Roger, I have no qualms because making the implicit explicit requires many
manifestations before we can get a clue how the implicit works. There is
no more profound example as the atempts of people through the ages to
articulate how LEP (the Law of Entropy Production) works.
In fact, I find your evolutionistic approach rather refreshing when
compared to the algorithmic driven contributions which I have to work
through. It is crazy how many people and in how many walks of life they
want to live by recipes. When almost every student at university wants to
learn by recipes, has it not become close to midnight?
My own approach to understanding reality I prefer to call "deep
creativity". What happens in a chemical reaction outside a living organism
is for me just as as important as what happens inside the organism
generation after generation.
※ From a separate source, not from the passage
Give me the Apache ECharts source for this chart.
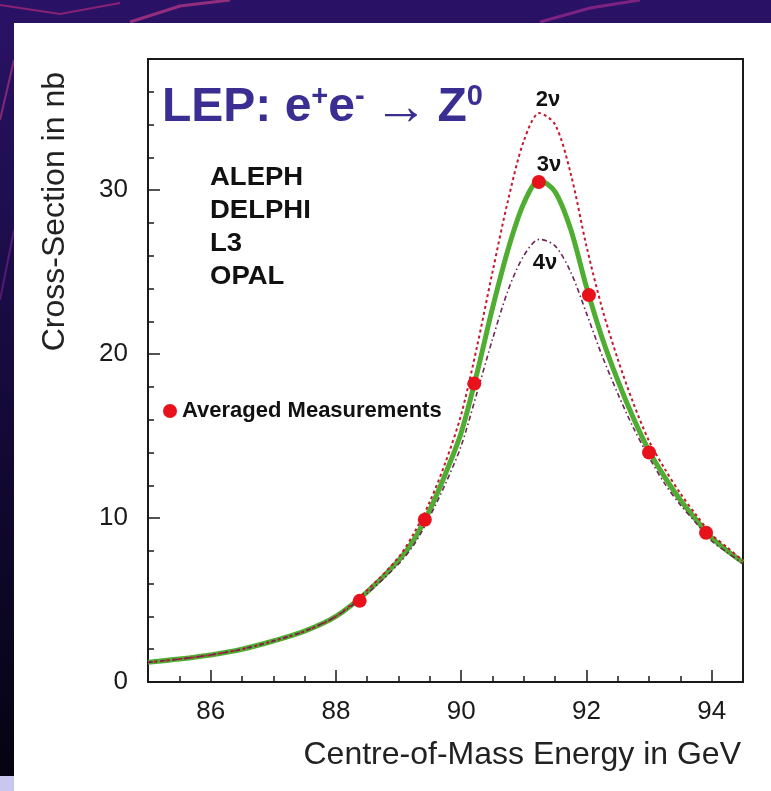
<!DOCTYPE html>
<html><head><meta charset="utf-8">
<script src="https://cdn.jsdelivr.net/npm/echarts@6/dist/echarts.min.js"></script>
<style>html,body{margin:0;padding:0;background:#fff}#c{width:771px;height:791px}</style>
</head><body><div id="c"></div>
<script>
// ---- data ----
const energyGrid = [85,85.5,86,86.5,87,87.5,88,88.5,89,89.25,89.5,89.75,90,90.25,90.5,90.75,91,91.25,91.5,91.75,92,92.25,92.5,92.75,93,93.25,93.5,93.75,94,94.25,94.5];
const sigma3nu = [1.2,1.4,1.65,2.0,2.5,3.1,4.0,5.5,7.4,8.7,10.5,12.7,15.2,18.8,22.8,26.4,29.2,30.6,29.9,27.6,24.1,21.0,18.4,16.1,14.1,12.5,11.1,9.9,8.8,8.0,7.3];
const sigma2nu = [1.2,1.4,1.65,2.0,2.5,3.1,4.0,5.6,7.6,9.1,11.0,13.4,16.3,20.4,25.0,29.4,33.0,34.7,34.0,31.0,26.6,22.8,19.7,17.0,14.7,13.0,11.5,10.2,9.0,8.2,7.4];
const sigma4nu = [1.2,1.4,1.65,2.0,2.5,3.1,4.0,5.4,7.2,8.4,10.1,12.1,14.4,17.6,20.9,23.9,26.0,27.0,26.6,25.0,22.5,19.9,17.6,15.5,13.7,12.1,10.8,9.7,8.6,7.9,7.2];
const measEnergy = [88.38,89.42,90.21,91.24,92.04,93.00,93.91];
const measSigma = [4.95,9.9,18.2,30.5,23.6,14.0,9.1];
const xMajorTicks = [86,88,90,92,94];
const yMajorTicks = [0,10,20,30];
const experiments = ['ALEPH','DELPHI','L3','OPAL'];

const FF = '"Liberation Sans", Arial, Helvetica, sans-serif';
const pairs = (xs, ys) => xs.map((x, i) => [x, ys[i]]);

const chart = echarts.init(document.getElementById('c'), null, {renderer: 'canvas'});

const bg = [
  {type:'rect', z:-100, shape:{x:0,y:0,width:771,height:791},
   style:{fill:new echarts.graphic.LinearGradient(0,0,0,1,[{offset:0,color:'#2a1266'},{offset:0.5,color:'#140a3a'},{offset:1,color:'#050310'}])}},
  {type:'polyline', z:-99, shape:{points:[[0,5],[60,14],[120,3]]}, style:{stroke:'#b02a7a',lineWidth:2,fill:null,opacity:0.7}},
  {type:'polyline', z:-99, shape:{points:[[130,22],[180,6],[230,0]]}, style:{stroke:'#c03a8a',lineWidth:3,fill:null,opacity:0.7}},
  {type:'polyline', z:-99, shape:{points:[[540,22],[590,8],[640,0]]}, style:{stroke:'#a02a90',lineWidth:3,fill:null,opacity:0.7}},
  {type:'polyline', z:-99, shape:{points:[[0,120],[14,60]]}, style:{stroke:'#c03a8a',lineWidth:2,fill:null,opacity:0.6}},
  {type:'polyline', z:-99, shape:{points:[[0,300],[14,230]]}, style:{stroke:'#8a2a9a',lineWidth:2,fill:null,opacity:0.5}},
  {type:'rect', z:-98, shape:{x:14,y:23,width:757,height:768}, style:{fill:'#ffffff'}},
  {type:'rect', z:-98, shape:{x:0,y:776,width:14,height:15}, style:{fill:'#c9c6ef'}}
];

const texts = [
  {type:'text', z:50, x:162, y:82, style:{
    text:'{a|LEP: e}{s|+}{a|e}{s|-}{p| }{r|→}{p| }{a|Z}{s|0}',
    verticalAlign:'top',
    rich:{
      a:{fontSize:48, fontWeight:'bold', fontFamily:FF, fill:'#3a2e93', lineHeight:52},
      p:{fontSize:34, fontFamily:FF, fill:'#3a2e93', lineHeight:52},
      r:{fontSize:54, fontWeight:'normal', fontFamily:FF, fill:'#3a2e93', lineHeight:46, verticalAlign:'top'},
      s:{fontSize:29, fontWeight:'bold', fontFamily:FF, fill:'#3a2e93', lineHeight:30, verticalAlign:'top'}
    }}},
  ...experiments.map((t, i) => ({type:'text', z:50, x:210, y:178 + i*33, scaleX:1.1,
    style:{text:t, fontSize:25, fontWeight:'bold', fontFamily:FF, fill:'#111', verticalAlign:'middle', align:'left'}})),
  {type:'text', z:50, x:548, y:100, style:{text:'2ν', fontSize:22, fontWeight:'bold', fontFamily:FF, fill:'#111', align:'center', verticalAlign:'middle'}},
  {type:'text', z:50, x:549, y:165, style:{text:'3ν', fontSize:22, fontWeight:'bold', fontFamily:FF, fill:'#111', align:'center', verticalAlign:'middle'}},
  {type:'text', z:50, x:545, y:263, style:{text:'4ν', fontSize:22, fontWeight:'bold', fontFamily:FF, fill:'#111', align:'center', verticalAlign:'middle'}},
  {type:'text', z:50, x:55, y:72, rotation:Math.PI/2, style:{text:'Cross-Section in nb', fontSize:32, fontFamily:FF, fill:'#222', align:'right', verticalAlign:'middle'}},
  {type:'text', z:50, x:741, y:755, style:{text:'Centre-of-Mass Energy in GeV', fontSize:32, fontFamily:FF, fill:'#222', align:'right', verticalAlign:'middle'}}
];

const option = {
  animation:false,
  backgroundColor:'transparent',
  graphic:{elements:[...bg, ...texts]},
  legend:{data:['Averaged Measurements'], icon:'circle', itemWidth:14, itemHeight:14, left:163, top:400, padding:0,
    selectedMode:false, textStyle:{fontSize:22, fontWeight:'bold', color:'#111', fontFamily:FF}},
  grid:{left:148, top:59, right:28, bottom:109, show:true, borderColor:'#1a1a1a', borderWidth:2, backgroundColor:'transparent', outerBoundsMode:'none'},
  xAxis:[
    {type:'value', min:85, max:94.5, position:'bottom', axisLine:{show:false}, splitLine:{show:false},
     axisTick:{inside:true, length:12, customValues:xMajorTicks, lineStyle:{color:'#1a1a1a', width:1.5}},
     axisLabel:{customValues:xMajorTicks, fontSize:26, color:'#1a1a1a', fontFamily:FF, margin:17}},
    {type:'value', min:85, max:94.5, interval:0.5, position:'bottom', axisLine:{show:false}, splitLine:{show:false},
     axisTick:{inside:true, length:6, lineStyle:{color:'#1a1a1a', width:1.5}}, axisLabel:{show:false}}
  ],
  yAxis:[
    {type:'value', min:0, max:38, position:'left', axisLine:{show:false}, splitLine:{show:false},
     axisTick:{inside:true, length:12, customValues:yMajorTicks, lineStyle:{color:'#1a1a1a', width:1.5}},
     axisLabel:{customValues:yMajorTicks, fontSize:26, color:'#1a1a1a', fontFamily:FF, margin:20}},
    {type:'value', min:0, max:38, interval:2, position:'left', axisLine:{show:false}, splitLine:{show:false},
     axisTick:{inside:true, length:6, lineStyle:{color:'#1a1a1a', width:1.5}}, axisLabel:{show:false}}
  ],
  series:[
    {type:'line', name:'3ν', xAxisIndex:0, yAxisIndex:0, data:pairs(energyGrid, sigma3nu), smooth:0.3, showSymbol:false, z:2,
     lineStyle:{color:'#4fae32', width:5}},
    {type:'line', name:'2ν', xAxisIndex:0, yAxisIndex:0, data:pairs(energyGrid, sigma2nu), smooth:0.3, showSymbol:false, z:3,
     lineStyle:{color:'#c8162e', width:2, type:[3,3]}},
    {type:'line', name:'4ν', xAxisIndex:0, yAxisIndex:0, data:pairs(energyGrid, sigma4nu), smooth:0.3, showSymbol:false, z:3,
     lineStyle:{color:'#6e2457', width:1.6, type:[5,3,1.5,3]}},
    {type:'scatter', name:'Averaged Measurements', xAxisIndex:0, yAxisIndex:0, data:pairs(measEnergy, measSigma), symbolSize:14, z:4,
     itemStyle:{color:'#e8121c', opacity:1}}
  ]
};
chart.setOption(option);
</script></body></html>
In other words, I think of evolution as "deep
evolution" which occurs in both the physical and spiritual dimensions of
reality.
I see that you are also thinking along the lines of "deep evolution" by
seeing evolution not only in nature, but also in culture. Making use of
Darwin, Schumacher and the Whananu in one contribution to make your point
makes my point. I suspect that your awareness to the importance of
wholeness increase almost weekly. To say that wholeness is $important$ to
evolution is one thing, but to realise that it is $essential$ shifts one
to a new level of consciousness.
When people at different levels of conciousness begin to communicate, it
is then when human nature reveals itself authentically.
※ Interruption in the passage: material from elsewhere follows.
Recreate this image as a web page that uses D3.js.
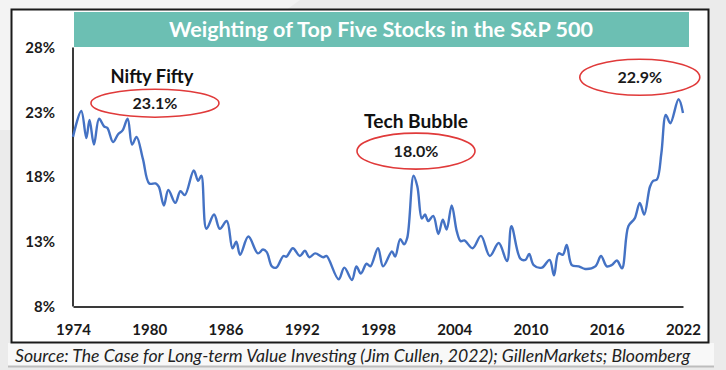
<!DOCTYPE html>
<html><head><meta charset="utf-8">
<script src="https://cdn.jsdelivr.net/npm/d3@7"></script>
<style>
html,body{margin:0;padding:0;background:#ececec;}
svg{display:block;}
</style></head>
<body>
<svg id="c" width="726" height="370"></svg>
<script>
// ---- data ----
const title = "Weighting of Top Five Stocks in the S&P 500";
const source = "Source: The Case for Long-term Value Investing (Jim Cullen, 2022); GillenMarkets; Bloomberg";
const yearTicks = [1974, 1980, 1986, 1992, 1998, 2004, 2010, 2016, 2022];
const pctTicks = [8, 13, 18, 23, 28];
const years = [1974.0,1974.65,1975.05,1975.3,1975.65,1976.05,1976.45,1976.7,1977.15,1977.55,1977.9,1978.3,1978.65,1979.0,1979.5,
1980.0,1980.5,1980.75,1981.15,1981.5,1982.05,1982.45,1982.8,1983.5,1983.85,1984.1,1984.5,1985.1,1985.55,1986.1,1986.55,1986.85,
1987.15,1987.8,1988.55,1988.95,1989.25,1989.65,1990.0,1990.55,1990.8,1991.3,1991.85,1992.25,1992.6,1993.05,1993.7,1993.95,
1994.9,1995.35,1995.95,1996.3,1996.65,1997.1,1997.4,1998.0,1998.4,1999.1,1999.35,1999.75,2000.05,2000.3,2000.8,2001.1,2001.45,
2001.7,2001.95,2002.35,2002.75,2003.1,2003.4,2003.8,2004.2,2004.5,2004.8,2005.45,2006.1,2006.8,2007.5,2008.15,2008.5,2009.2,
2009.6,2009.9,2010.25,2010.9,2011.5,2011.85,2012.2,2012.55,2012.85,2013.25,2013.8,2014.3,2015.1,2015.55,2016.0,2016.4,2016.8,
2017.2,2017.7,2018.2,2018.6,2018.95,2019.4,2019.65,2019.95,2020.3,2020.65,2021.0,2021.65,2022.0];
const weights = [21.1,23.1,21.0,22.4,20.5,22.5,21.9,21.8,20.7,21.3,21.6,22.5,20.5,21.1,19.4,
17.5,17.5,17.25,15.8,17.0,16.0,16.9,16.6,18.5,17.7,18.1,14.0,15.1,14.0,14.6,12.5,13.0,
12.0,13.4,12.1,12.4,12.2,11.1,11.0,11.9,11.85,12.5,11.9,12.3,11.8,12.1,11.8,11.9,
10.1,11.0,10.05,11.1,10.55,11.3,11.1,12.5,11.1,12.25,11.85,13.2,12.8,13.3,18.1,17.25,14.8,
15.1,14.6,15.0,13.6,14.7,13.95,15.8,13.8,13.05,13.1,12.5,13.45,11.9,12.9,11.5,14.2,11.7,
11.6,12.05,11.2,11.0,11.6,10.4,12.1,12.0,12.75,11.2,11.1,10.9,11.1,11.9,11.1,11.2,11.55,
10.95,14.2,14.8,16.0,15.1,17.25,17.7,17.8,19.85,22.8,22.15,24.0,22.95];
const annoHeads = ["Nifty Fifty", "Tech Bubble", ""];
const annoLabels = ["23.1%", "18.0%", "22.9%"];
const annoYears = [1980.45, 2000.99, 2018.6];
const annoVals = [23.7, 20.0, 25.7];

// ---- drawing ----
const svg = d3.select("#c");
const FONT = "Lato, 'Open Sans', sans-serif";

// background
svg.append("rect").attr("width",726).attr("height",370).attr("fill","#ebebeb");
svg.append("path").attr("d","M0,0 L300,0 L120,130 L0,130 Z").attr("fill","#f3f3f3");
svg.append("rect").attr("x",8).attr("y",343).attr("width",706).attr("height",23).attr("fill","#f8f8f8");
svg.append("line").attr("x1",8).attr("x2",714).attr("y1",366.5).attr("y2",366.5).attr("stroke","#bdbdbd").attr("stroke-width",2);
svg.append("rect").attr("x",11.5).attr("y",9.5).attr("width",697).attr("height",333)
  .attr("fill","#ffffff").attr("stroke","#1a1a1a").attr("stroke-width",2);

const x = d3.scaleLinear().domain([1974, 2022]).range([73, 683]);
const y = d3.scaleLinear().domain([8, 28]).range([306.5, 47.5]);

function fit(sel, w){
  const n = sel.node(); const cur = n.getComputedTextLength();
  const fs = parseFloat(sel.attr("font-size"));
  sel.attr("font-size", (fs*w/cur).toFixed(2));
}

// axes
const gx = svg.append("g").attr("transform","translate(0,306.5)")
  .call(d3.axisBottom(x).tickValues(yearTicks).tickSize(0).tickPadding(18).tickFormat(d3.format("d")));
const gy = svg.append("g").attr("transform","translate(73,0)")
  .call(d3.axisLeft(y).tickValues(pctTicks).tickSize(0).tickPadding(18).tickFormat(d=>d+"%"));
[gx,gy].forEach(g=>{
  g.select(".domain").attr("stroke","#3a3a3a").attr("stroke-width",2);
  g.selectAll("text").attr("font-family",FONT).attr("font-weight","bold")
    .attr("font-size",15).attr("fill","#1a1a1a");
});
gy.select(".domain").attr("d","M0,306.5V47.5");

// title band
svg.append("rect").attr("x",74).attr("y",12).attr("width",615).attr("height",35).attr("fill","#6cbfb3");
const t = svg.append("text").attr("x",381).attr("y",36.5).attr("text-anchor","middle")
  .attr("font-family",FONT).attr("font-weight","bold").attr("font-size",20).attr("fill","#ffffff").text(title);
fit(t, 424);

// line
const pts = years.map((yr,i)=>[yr, weights[i]]);
svg.append("path").datum(pts)
  .attr("d", d3.line().x(d=>x(d[0])).y(d=>y(d[1])).curve(d3.curveCatmullRom.alpha(0.5)))
  .attr("fill","none").attr("stroke","#4472c4").attr("stroke-width",2.4).attr("stroke-linejoin","round");

// annotations
const rx = [64, 59, 60], ry = [14, 18, 18], headW = [83, 104, 0];
annoLabels.forEach((lab,i)=>{
  const cx = x(annoYears[i]), cy = y(annoVals[i]);
  svg.append("ellipse").attr("cx",cx).attr("cy",cy).attr("rx",rx[i]).attr("ry",ry[i])
    .attr("fill","none").attr("stroke","#e03a3a").attr("stroke-width",1.6);
  svg.append("text").attr("x",cx).attr("y",cy+5.5).attr("text-anchor","middle")
    .attr("font-family",FONT).attr("font-weight","bold").attr("font-size",16).attr("fill","#1a1a1a").text(lab);
  if (annoHeads[i]) {
    const h = svg.append("text").attr("x",cx-(i===0?3:0)).attr("y",cy-(i===0?20:23)).attr("text-anchor","middle")
      .attr("font-family",FONT).attr("font-weight","bold").attr("font-size",17).attr("fill","#111").text(annoHeads[i]);
    fit(h, headW[i]);
  }
});

// source
const s = svg.append("text").attr("x",15).attr("y",362).attr("font-family",FONT).attr("font-style","italic")
  .attr("font-size",15).attr("fill","#222").text(source);
fit(s, 676);
</script>
</body></html>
In my search for understanding "Why employ a person" I often look at
nature rather than culture, trying to see if I can make sense out of
symbiosis by depicting it in terms of employment. There are four kinds of
symbiosis in nature: commensalism, inquilinism, mutualism and parasitism.
I need not to spell out which kind of symbiosis is predominant among human
organisations and how they are geared on employment.
When parasitism take control of an ecosystem, usually by some ignorant
intervention by humans, the degradation of the ecosystem is a sad sight
for sore eyes. Nature's answer to this kind of parasitism is to let it
take its full course so that it INEVITABLY will destroy itself. When we
look at human culture over a time span long enough to study the history
(rise and fall) of civilisations, parasitism again takes the main toll.
Here in Africa where people have to export raw materials at cheap prices
and import value added artifacts made from them at exorbitant prices,
parasitism is rampant. Make any proposal for collaboration and the first
question asked is a shot into the heart of the proposal -- "what is in it
for me?"
The majority of people here believe that this is how the rest of the world
works. Even when they make an effort to care, they will first hoard so as
to protect themselves. When I try to explain to some that care involves a
mutualistic symbiosis (obviously not in such technical terms) because of
the cohesion (togetherness) which is intrinsic to care, their eyes show no
flicker of understanding.
Perhaps I am wrong. If not, then we will soon have to bring a
significant change about. Rampant parasitism is deadly.